Word for word, repeat the entries, minus the pictures.

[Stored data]
.....

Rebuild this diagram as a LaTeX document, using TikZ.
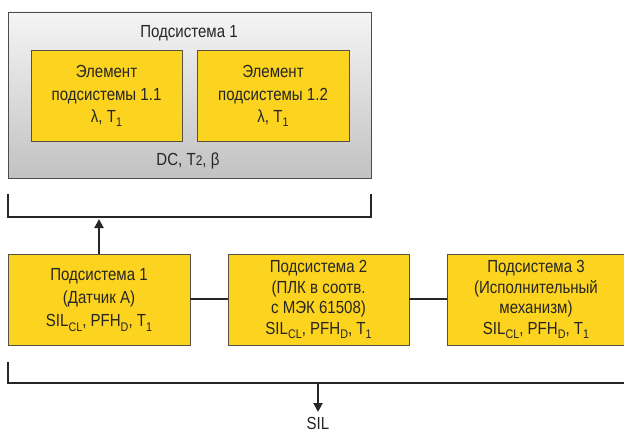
\documentclass[tikz,border=0pt]{standalone}
\usepackage{fontspec}
\setmainfont[FakeStretch=0.86]{Liberation Sans}
\usetikzlibrary{arrows.meta}
\definecolor{boxyellow}{HTML}{FCD31E}
\definecolor{boxedge}{HTML}{555045}
\newcommand{\lowsub}[1]{\raisebox{-0.45ex}{\fontsize{12.5}{12.5}\selectfont #1}}
\begin{document}
\begin{tikzpicture}[x=1pt,y=-1pt,
  ybox/.style={draw=boxedge, line width=0.9pt, fill=boxyellow, inner sep=0pt},
  txt/.style={font=\fontsize{17.5}{#1}\selectfont, align=center, text=black!85, inner sep=0pt},
  txt/.default=22.5,
  bracket/.style={line width=2.8pt, draw=black!85},
  link/.style={line width=2pt, draw=black!85},
  arr/.style={line width=2pt, draw=black!85, -{Triangle[length=9pt,width=9pt]}}]
\useasboundingbox (0,0) rectangle (624,433);
% outer subsystem box
\shade[top color=white!96!black, bottom color=black!24] (8,12) rectangle (371,178);
\draw[draw=black!70, line width=0.9pt] (8,12) rectangle (371,178);
\node[txt] (title) at (189,33) {Подсистема 1};
\draw[ybox] (31,50) rectangle (182,141);
\draw[ybox] (197,50) rectangle (349,141);
\node[txt] (e1) at (106.5,96) {Элемент\\подсистемы 1.1\\λ, T\lowsub{1}};
\node[txt] (e2) at (273,96) {Элемент\\подсистемы 1.2\\λ, T\lowsub{1}};
\node[txt] (dc) at (188,161) {DC, T{\fontsize{14}{14}\selectfont 2}, β};
% top bracket
\draw[bracket] (8,194) -- (8,217) -- (371,217) -- (371,194);
\coordinate (topbr) at (99,219);
% subsystems
\draw[ybox] (8,254) rectangle (190,345);
\draw[ybox] (228,254) rectangle (409,345);
\draw[ybox] (447,254) rectangle (632,345);
\node[txt=23] (s1) at (99,300) {Подсистема 1\\(Датчик А)\\SIL\lowsub{CL}, PFH\lowsub{D}, T\lowsub{1}};
\node[txt=20.7] (s2) at (318.5,299.5) {Подсистема 2\\(ПЛК в соотв.\\с МЭК 61508)\\SIL\lowsub{CL}, PFH\lowsub{D}, T\lowsub{1}};
\node[txt=20.7] (s3) at (536,299.5) {Подсистема 3\\(Исполнительный\\механизм)\\SIL\lowsub{CL}, PFH\lowsub{D}, T\lowsub{1}};
\coordinate (s1n) at (99,254);
\coordinate (s1e) at (190,299);
\coordinate (s2w) at (228,299);
\coordinate (s2e) at (409,299);
\coordinate (s3w) at (447,299);
\draw[link] (s1e) -- (s2w);
\draw[link] (s2e) -- (s3w);
\draw[arr] (s1n) -- (topbr);
% bottom bracket
\draw[bracket] (8,362) -- (8,383) -- (632,383);
\coordinate (botbr) at (318,383);
\node[font=\fontsize{17.5}{17.5}\selectfont, text=black!85, inner sep=0pt, anchor=base] (sil) at (318,429) {SIL};
\draw[arr] (botbr) -- (318,412);
\end{tikzpicture}
\end{document}
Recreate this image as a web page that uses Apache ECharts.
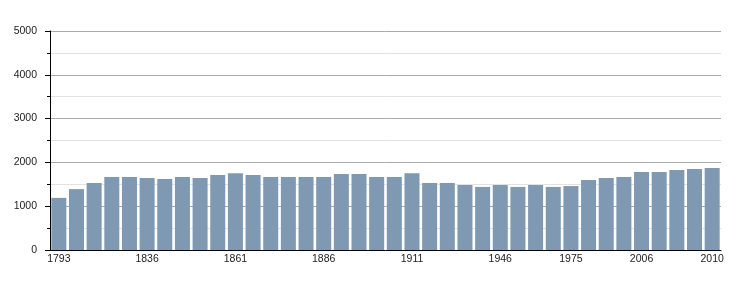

.....

ANSWER –
Rebuild this diagram as a LaTeX document, using TikZ.
\documentclass[tikz,border=0pt]{standalone}
\usepackage{fontspec}
\setmainfont[FakeStretch=0.86]{Liberation Sans}
\usetikzlibrary{arrows.meta}
\definecolor{boxyellow}{HTML}{FCD31E}
\definecolor{boxedge}{HTML}{555045}
\newcommand{\lowsub}[1]{\raisebox{-0.45ex}{\fontsize{12.5}{12.5}\selectfont #1}}
\begin{document}
\begin{tikzpicture}[x=1pt,y=-1pt,
  ybox/.style={draw=boxedge, line width=0.9pt, fill=boxyellow, inner sep=0pt},
  txt/.style={font=\fontsize{17.5}{#1}\selectfont, align=center, text=black!85, inner sep=0pt},
  txt/.default=22.5,
  bracket/.style={line width=2.8pt, draw=black!85},
  link/.style={line width=2pt, draw=black!85},
  arr/.style={line width=2pt, draw=black!85, -{Triangle[length=9pt,width=9pt]}}]
\useasboundingbox (0,0) rectangle (624,433);
% outer subsystem box
\shade[top color=white!96!black, bottom color=black!24] (8,12) rectangle (371,178);
\draw[draw=black!70, line width=0.9pt] (8,12) rectangle (371,178);
\node[txt] (title) at (189,33) {Подсистема 1};
\draw[ybox] (31,50) rectangle (182,141);
\draw[ybox] (197,50) rectangle (349,141);
\node[txt] (e1) at (106.5,96) {Элемент\\подсистемы 1.1\\λ, T\lowsub{1}};
\node[txt] (e2) at (273,96) {Элемент\\подсистемы 1.2\\λ, T\lowsub{1}};
\node[txt] (dc) at (188,161) {DC, T{\fontsize{14}{14}\selectfont 2}, β};
% top bracket
\draw[bracket] (8,194) -- (8,217) -- (371,217) -- (371,194);
\coordinate (topbr) at (99,219);
% subsystems
\draw[ybox] (8,254) rectangle (190,345);
\draw[ybox] (228,254) rectangle (409,345);
\draw[ybox] (447,254) rectangle (632,345);
\node[txt=23] (s1) at (99,300) {Подсистема 1\\(Датчик А)\\SIL\lowsub{CL}, PFH\lowsub{D}, T\lowsub{1}};
\node[txt=20.7] (s2) at (318.5,299.5) {Подсистема 2\\(ПЛК в соотв.\\с МЭК 61508)\\SIL\lowsub{CL}, PFH\lowsub{D}, T\lowsub{1}};
\node[txt=20.7] (s3) at (536,299.5) {Подсистема 3\\(Исполнительный\\механизм)\\SIL\lowsub{CL}, PFH\lowsub{D}, T\lowsub{1}};
\coordinate (s1n) at (99,254);
\coordinate (s1e) at (190,299);
\coordinate (s2w) at (228,299);
\coordinate (s2e) at (409,299);
\coordinate (s3w) at (447,299);
\draw[link] (s1e) -- (s2w);
\draw[link] (s2e) -- (s3w);
\draw[arr] (s1n) -- (topbr);
% bottom bracket
\draw[bracket] (8,362) -- (8,383) -- (632,383);
\coordinate (botbr) at (318,383);
\node[font=\fontsize{17.5}{17.5}\selectfont, text=black!85, inner sep=0pt, anchor=base] (sil) at (318,429) {SIL};
\draw[arr] (botbr) -- (318,412);
\end{tikzpicture}
\end{document}
Recreate this image as a web page that uses Apache ECharts.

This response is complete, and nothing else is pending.